The Political Crisis in Libya; the Struggle of the Elite Over Positions, Rewards:
The Libyan situation was not far from the Iraqi scene in the struggles of its political elite over the seats of power and its rewards. A reading of the crisis reveals the availability of the same two factors that play a role in the complexities of the Iraqi problem, namely, the internal factor related to the conflicts of the Libyan political parties and the attempt of each party to gain by deducting the balance of the other side, taking into account the absence of the sectarian and ethnic dimension in contrast to the hegemony of the tribal and regional dimensions.
If the sectarian and ethnic dimension played a role in the Iraqi crisis, then in the Libyan crisis it is concentrated in the tribal and regional dimensions between the east, west, and south, as each party tries to entrench itself in the geographical space that they dominate, exploiting its wealth and resources as if it were an independent state.
This feature represented the expressive picture of the Libyan crisis since the fall of Muammar Gaddafi's regime in 2011. The second factor is related to foreign interference, whether international, as is the case in the American, Russian, European or regional role, as is the case in Turkey, where these parties are trying to seize the opportunity to find a footing for their interests in the Libyan land, which suffers from the absence of a political elite capable of resolving the discord in the interest of the country.
Instead, the Libyan elite fell into the clutches of affiliations and alignments with some external parties that tried to employ these elites to achieve their interests. Perhaps what the Special Representative of the Secretary-General of the United Nations in Libya and the Acting Head of the United Nations Support Mission in Libya, Stephanie Williams, stated was accurately expressing the position of the elite and its responsibility for the situation in Libya, as she said: "Some in the political class want to obstruct dialogue and agreement in Libya, and this is harmful... the people are fed up."
The feasibility of the statement is that the Iraqi and Libyan crises revealed the role of the political elite in the deterioration of the situation, the complexity of circumstances and the obstruction of a national action track to reach political understandings in order to get out of the furnace of conflicts that were not limited to the political arena, but instead moved to fight on the ground between the same people under false pretexts and invalid allegations.

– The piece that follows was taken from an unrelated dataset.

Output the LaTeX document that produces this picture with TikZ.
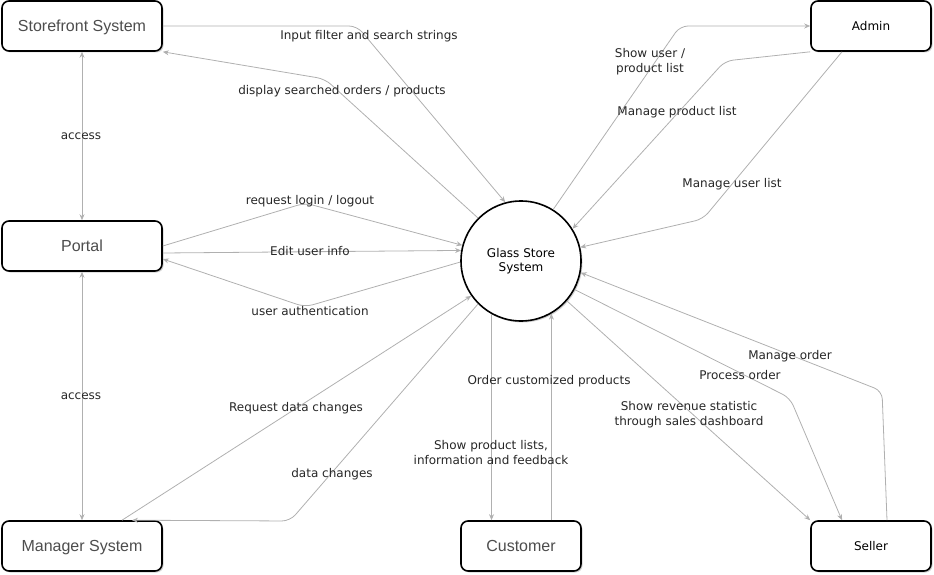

The Iraqi and Libyan crises, like other crises that the Arab countries (Lebanon, Sudan, Yemen and other examples) are witnessing, is a crisis of a political elite that has become too sterilized to present fundamental ideas, practical proposals and future policies to build their countries based on internal consensus and political understanding far from opening the door to foreign interlopers who try to seize the country's capabilities and employ them to achieve their interests at the expense of the interests of the peoples whose fate has depended on the ability of their elite to draw plans and determine paths. This real crisis deserves to be highlighted if we want to get out of the closed circle that revolves around its political concerns.
The conclusion is that the political elite in any country is the most influential factor in its conditions and future. If their intentions are sincere, their reading is good, and their decision is mastered, they will save their country from conflicts that threaten its security, stability, and even existence. Will these elites wake up from their negligence and pay attention to their responsibilities, or will they remain as they are to make their people pay the price of their ossification?